**What to produce:** Repeat exactly the lines running from the first line of the data to the line containing "tick_baselines = [233, 386, 539, 692, 845, 998, 1151]", both ends included, and nothing else; drop the pictures.

**Material provided:**
----
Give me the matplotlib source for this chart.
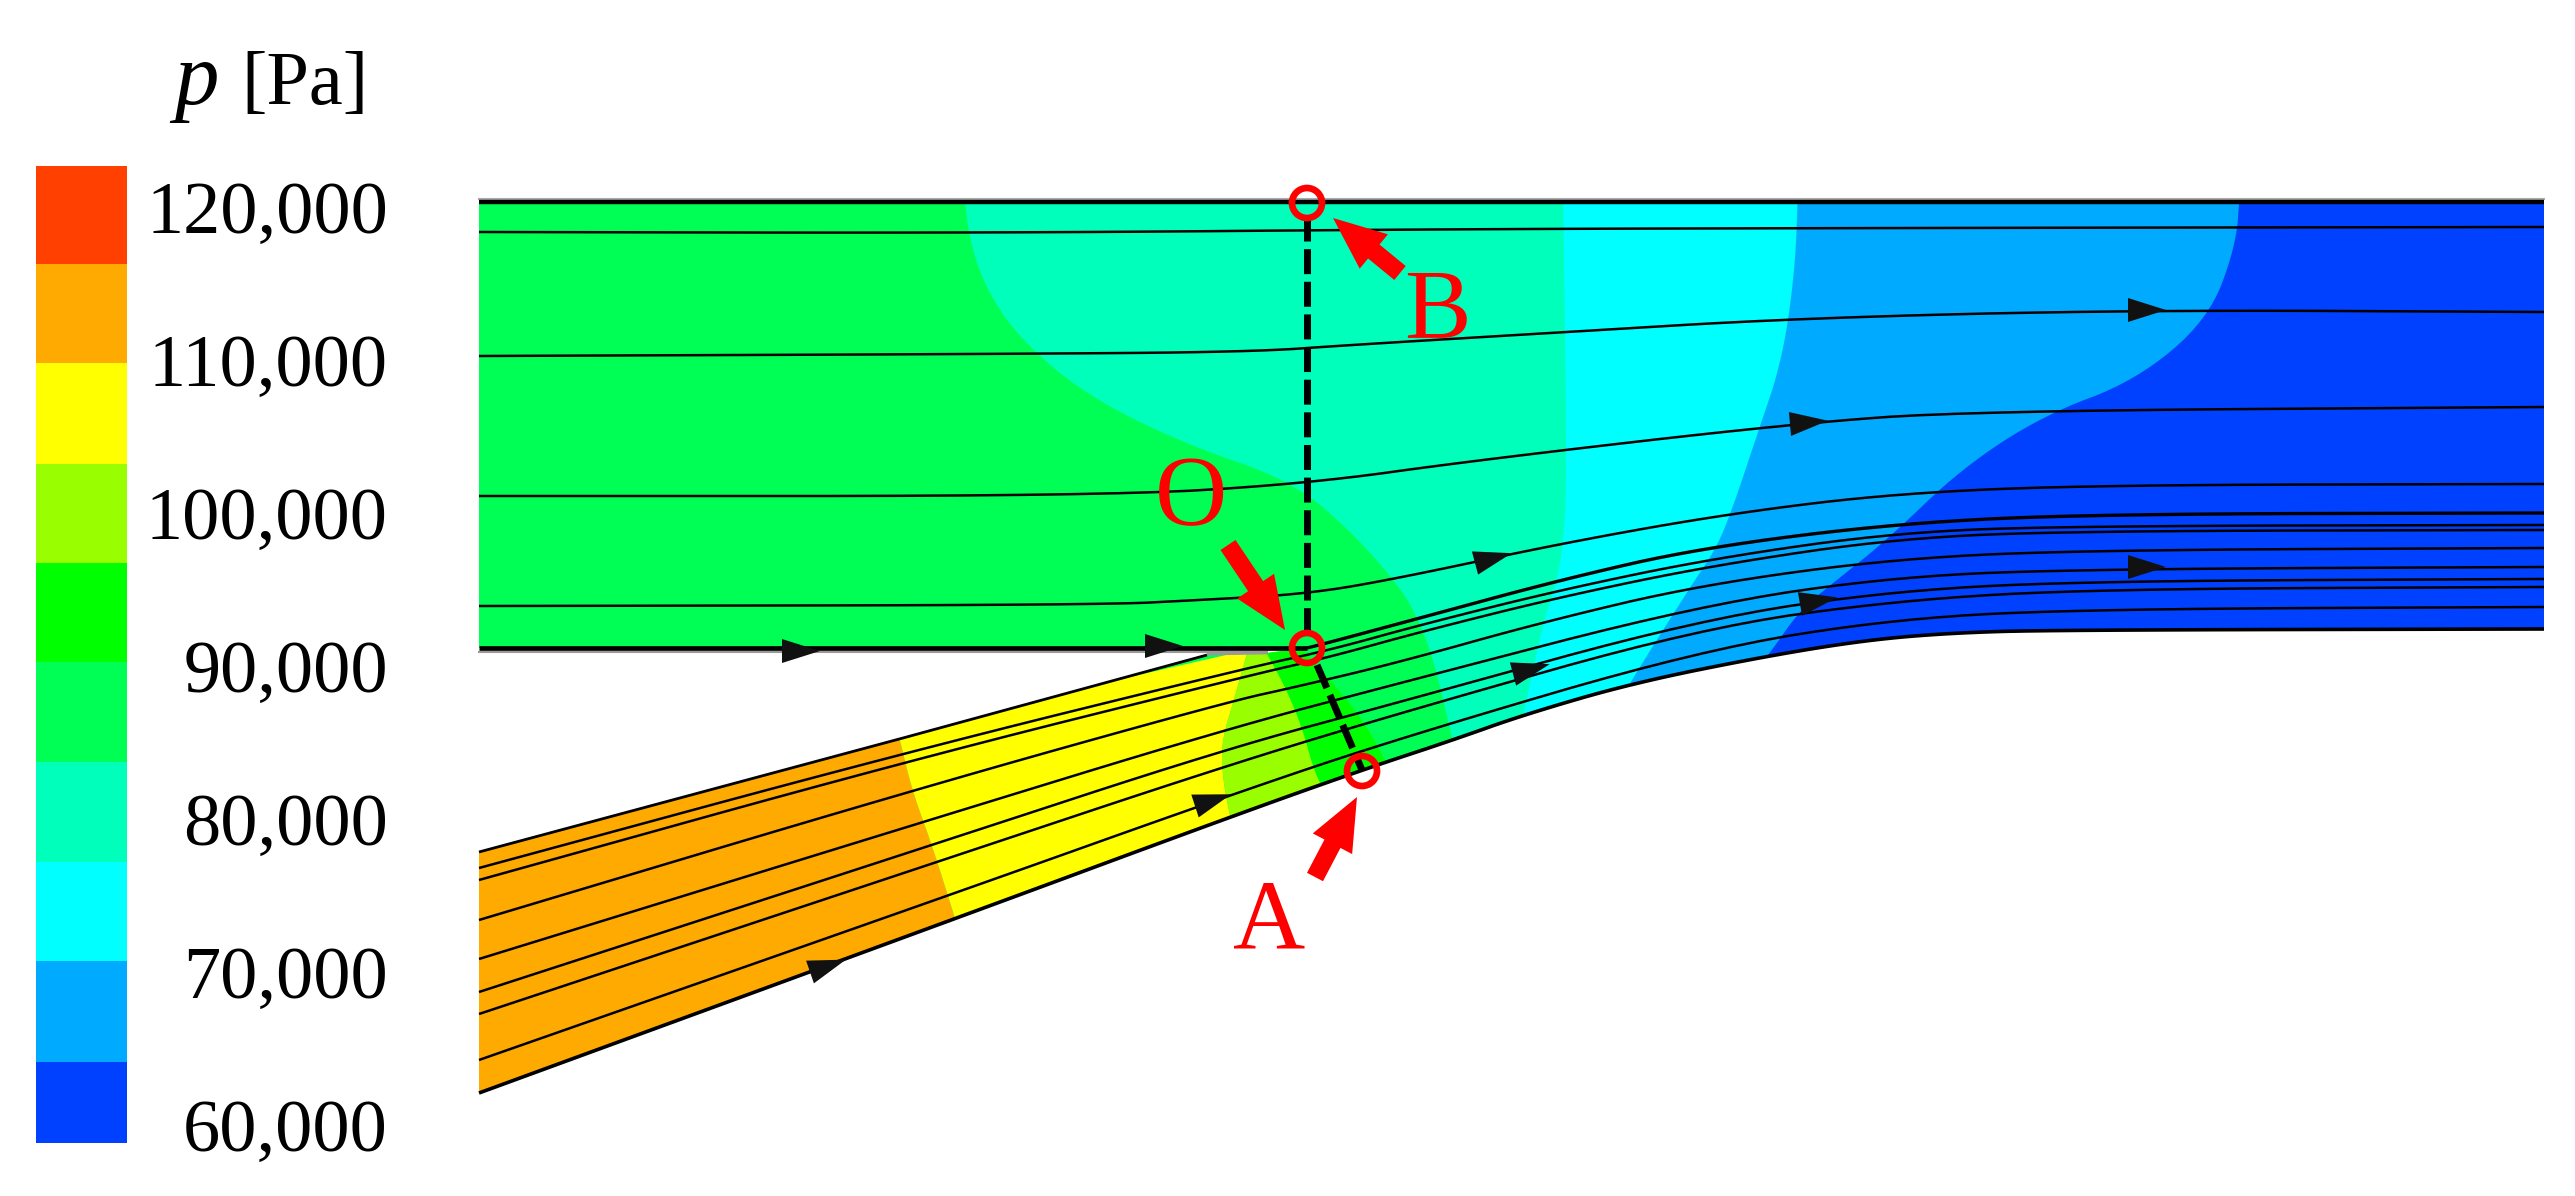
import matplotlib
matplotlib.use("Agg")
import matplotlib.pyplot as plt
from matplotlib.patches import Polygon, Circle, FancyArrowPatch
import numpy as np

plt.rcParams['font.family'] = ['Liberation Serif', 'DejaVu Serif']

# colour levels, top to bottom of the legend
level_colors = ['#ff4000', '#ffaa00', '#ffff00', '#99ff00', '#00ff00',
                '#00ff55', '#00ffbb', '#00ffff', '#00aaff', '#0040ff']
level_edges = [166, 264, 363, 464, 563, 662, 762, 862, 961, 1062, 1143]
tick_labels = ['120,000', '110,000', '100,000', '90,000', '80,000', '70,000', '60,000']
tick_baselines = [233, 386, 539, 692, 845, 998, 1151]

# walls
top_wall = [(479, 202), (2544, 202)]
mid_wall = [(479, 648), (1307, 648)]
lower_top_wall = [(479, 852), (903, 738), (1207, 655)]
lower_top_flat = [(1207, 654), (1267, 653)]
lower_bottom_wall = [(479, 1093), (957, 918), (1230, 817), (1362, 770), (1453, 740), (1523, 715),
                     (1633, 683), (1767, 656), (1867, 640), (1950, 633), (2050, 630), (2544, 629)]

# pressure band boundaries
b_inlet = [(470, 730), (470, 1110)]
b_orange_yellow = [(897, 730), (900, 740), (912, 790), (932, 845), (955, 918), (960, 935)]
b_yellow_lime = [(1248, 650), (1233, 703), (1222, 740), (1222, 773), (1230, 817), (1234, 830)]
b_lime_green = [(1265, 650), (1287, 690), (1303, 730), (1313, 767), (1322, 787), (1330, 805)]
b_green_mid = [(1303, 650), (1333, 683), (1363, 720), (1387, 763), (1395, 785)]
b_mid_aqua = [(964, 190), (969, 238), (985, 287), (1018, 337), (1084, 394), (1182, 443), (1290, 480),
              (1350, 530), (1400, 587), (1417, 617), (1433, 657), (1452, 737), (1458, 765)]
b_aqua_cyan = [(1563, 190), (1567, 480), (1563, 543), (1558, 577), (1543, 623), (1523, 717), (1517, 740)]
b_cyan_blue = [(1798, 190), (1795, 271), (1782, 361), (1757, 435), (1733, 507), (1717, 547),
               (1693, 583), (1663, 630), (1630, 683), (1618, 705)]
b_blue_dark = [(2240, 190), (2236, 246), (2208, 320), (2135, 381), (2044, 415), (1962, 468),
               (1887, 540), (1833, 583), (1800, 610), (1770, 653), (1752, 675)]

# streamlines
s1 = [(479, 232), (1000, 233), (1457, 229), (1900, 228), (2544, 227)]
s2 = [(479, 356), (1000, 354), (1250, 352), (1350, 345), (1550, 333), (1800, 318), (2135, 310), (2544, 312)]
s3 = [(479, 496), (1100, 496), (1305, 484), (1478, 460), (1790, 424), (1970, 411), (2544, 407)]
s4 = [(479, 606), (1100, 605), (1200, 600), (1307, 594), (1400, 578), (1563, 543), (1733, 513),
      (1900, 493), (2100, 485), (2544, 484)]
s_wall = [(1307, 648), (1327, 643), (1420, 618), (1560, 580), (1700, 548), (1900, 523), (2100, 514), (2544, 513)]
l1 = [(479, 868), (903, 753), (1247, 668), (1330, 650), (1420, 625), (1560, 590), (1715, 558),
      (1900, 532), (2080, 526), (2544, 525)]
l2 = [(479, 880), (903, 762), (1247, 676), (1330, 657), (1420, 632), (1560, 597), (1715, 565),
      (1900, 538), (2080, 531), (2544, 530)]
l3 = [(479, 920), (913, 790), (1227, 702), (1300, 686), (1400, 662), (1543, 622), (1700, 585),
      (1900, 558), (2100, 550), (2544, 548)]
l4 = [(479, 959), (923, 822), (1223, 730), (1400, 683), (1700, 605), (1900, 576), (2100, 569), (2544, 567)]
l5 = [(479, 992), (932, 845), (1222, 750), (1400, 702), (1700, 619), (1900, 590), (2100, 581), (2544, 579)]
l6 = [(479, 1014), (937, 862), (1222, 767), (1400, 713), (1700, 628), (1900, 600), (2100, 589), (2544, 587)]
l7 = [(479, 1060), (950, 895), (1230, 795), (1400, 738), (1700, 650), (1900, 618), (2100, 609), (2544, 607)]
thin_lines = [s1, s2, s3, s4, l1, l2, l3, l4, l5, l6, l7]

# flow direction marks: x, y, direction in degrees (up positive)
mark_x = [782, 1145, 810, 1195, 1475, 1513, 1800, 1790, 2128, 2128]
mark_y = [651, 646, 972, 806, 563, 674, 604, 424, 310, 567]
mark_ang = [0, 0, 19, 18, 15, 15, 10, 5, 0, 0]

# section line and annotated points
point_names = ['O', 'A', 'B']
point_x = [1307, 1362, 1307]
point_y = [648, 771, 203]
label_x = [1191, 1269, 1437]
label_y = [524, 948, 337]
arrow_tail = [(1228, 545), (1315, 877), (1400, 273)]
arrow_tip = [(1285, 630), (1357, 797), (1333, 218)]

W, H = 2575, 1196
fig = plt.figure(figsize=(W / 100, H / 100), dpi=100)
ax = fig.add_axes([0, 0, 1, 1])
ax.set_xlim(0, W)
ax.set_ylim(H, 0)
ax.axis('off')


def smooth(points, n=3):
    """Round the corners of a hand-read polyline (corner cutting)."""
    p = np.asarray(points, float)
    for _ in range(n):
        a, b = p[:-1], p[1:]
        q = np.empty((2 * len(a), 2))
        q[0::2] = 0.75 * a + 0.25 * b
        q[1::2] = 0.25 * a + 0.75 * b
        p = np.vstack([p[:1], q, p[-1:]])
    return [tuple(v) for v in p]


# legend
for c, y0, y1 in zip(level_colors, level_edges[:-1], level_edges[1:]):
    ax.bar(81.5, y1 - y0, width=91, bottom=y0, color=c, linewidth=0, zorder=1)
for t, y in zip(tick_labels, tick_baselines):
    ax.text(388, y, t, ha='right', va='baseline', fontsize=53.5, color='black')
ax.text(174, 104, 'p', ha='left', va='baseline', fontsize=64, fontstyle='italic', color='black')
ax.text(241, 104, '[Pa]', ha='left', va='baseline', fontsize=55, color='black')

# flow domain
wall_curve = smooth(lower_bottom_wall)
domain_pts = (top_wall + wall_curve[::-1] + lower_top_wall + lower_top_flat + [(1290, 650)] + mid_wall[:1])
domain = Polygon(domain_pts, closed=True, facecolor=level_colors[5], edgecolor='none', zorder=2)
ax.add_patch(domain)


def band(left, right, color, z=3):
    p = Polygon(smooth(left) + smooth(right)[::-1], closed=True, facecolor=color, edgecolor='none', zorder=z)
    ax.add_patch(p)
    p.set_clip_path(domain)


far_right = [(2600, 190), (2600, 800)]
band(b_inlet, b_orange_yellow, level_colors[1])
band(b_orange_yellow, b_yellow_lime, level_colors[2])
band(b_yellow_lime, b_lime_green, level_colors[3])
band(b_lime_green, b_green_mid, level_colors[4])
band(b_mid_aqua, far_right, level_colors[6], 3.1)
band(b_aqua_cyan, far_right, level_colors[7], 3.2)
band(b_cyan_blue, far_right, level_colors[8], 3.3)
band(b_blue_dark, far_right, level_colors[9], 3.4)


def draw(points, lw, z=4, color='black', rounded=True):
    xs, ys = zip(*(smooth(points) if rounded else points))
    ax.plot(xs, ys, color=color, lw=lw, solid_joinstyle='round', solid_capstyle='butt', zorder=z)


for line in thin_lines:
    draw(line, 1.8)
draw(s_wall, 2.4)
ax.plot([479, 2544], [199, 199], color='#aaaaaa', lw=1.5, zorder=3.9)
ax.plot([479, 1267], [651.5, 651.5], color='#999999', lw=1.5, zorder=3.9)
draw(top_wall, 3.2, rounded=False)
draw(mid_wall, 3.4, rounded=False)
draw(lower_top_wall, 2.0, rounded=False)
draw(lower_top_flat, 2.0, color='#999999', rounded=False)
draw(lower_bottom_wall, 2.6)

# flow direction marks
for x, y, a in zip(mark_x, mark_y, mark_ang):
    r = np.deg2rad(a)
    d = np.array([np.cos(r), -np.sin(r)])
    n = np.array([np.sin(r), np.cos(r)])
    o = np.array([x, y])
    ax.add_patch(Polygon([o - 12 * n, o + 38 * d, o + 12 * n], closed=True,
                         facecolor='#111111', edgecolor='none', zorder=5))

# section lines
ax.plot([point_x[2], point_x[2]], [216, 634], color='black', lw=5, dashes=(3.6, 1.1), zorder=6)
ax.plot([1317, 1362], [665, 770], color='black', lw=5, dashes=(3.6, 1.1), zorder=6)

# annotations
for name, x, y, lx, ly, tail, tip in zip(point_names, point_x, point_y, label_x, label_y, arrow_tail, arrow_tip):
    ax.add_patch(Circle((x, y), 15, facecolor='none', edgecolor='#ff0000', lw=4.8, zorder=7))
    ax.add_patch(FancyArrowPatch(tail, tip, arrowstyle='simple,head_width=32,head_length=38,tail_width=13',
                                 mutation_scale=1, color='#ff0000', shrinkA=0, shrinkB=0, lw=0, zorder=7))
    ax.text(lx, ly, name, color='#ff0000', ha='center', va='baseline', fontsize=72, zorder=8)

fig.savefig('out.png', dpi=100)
----
**Solution:**
Give me the matplotlib source for this chart.
import matplotlib
matplotlib.use("Agg")
import matplotlib.pyplot as plt
from matplotlib.patches import Polygon, Circle, FancyArrowPatch
import numpy as np

plt.rcParams['font.family'] = ['Liberation Serif', 'DejaVu Serif']

# colour levels, top to bottom of the legend
level_colors = ['#ff4000', '#ffaa00', '#ffff00', '#99ff00', '#00ff00',
                '#00ff55', '#00ffbb', '#00ffff', '#00aaff', '#0040ff']
level_edges = [166, 264, 363, 464, 563, 662, 762, 862, 961, 1062, 1143]
tick_labels = ['120,000', '110,000', '100,000', '90,000', '80,000', '70,000', '60,000']
tick_baselines = [233, 386, 539, 692, 845, 998, 1151]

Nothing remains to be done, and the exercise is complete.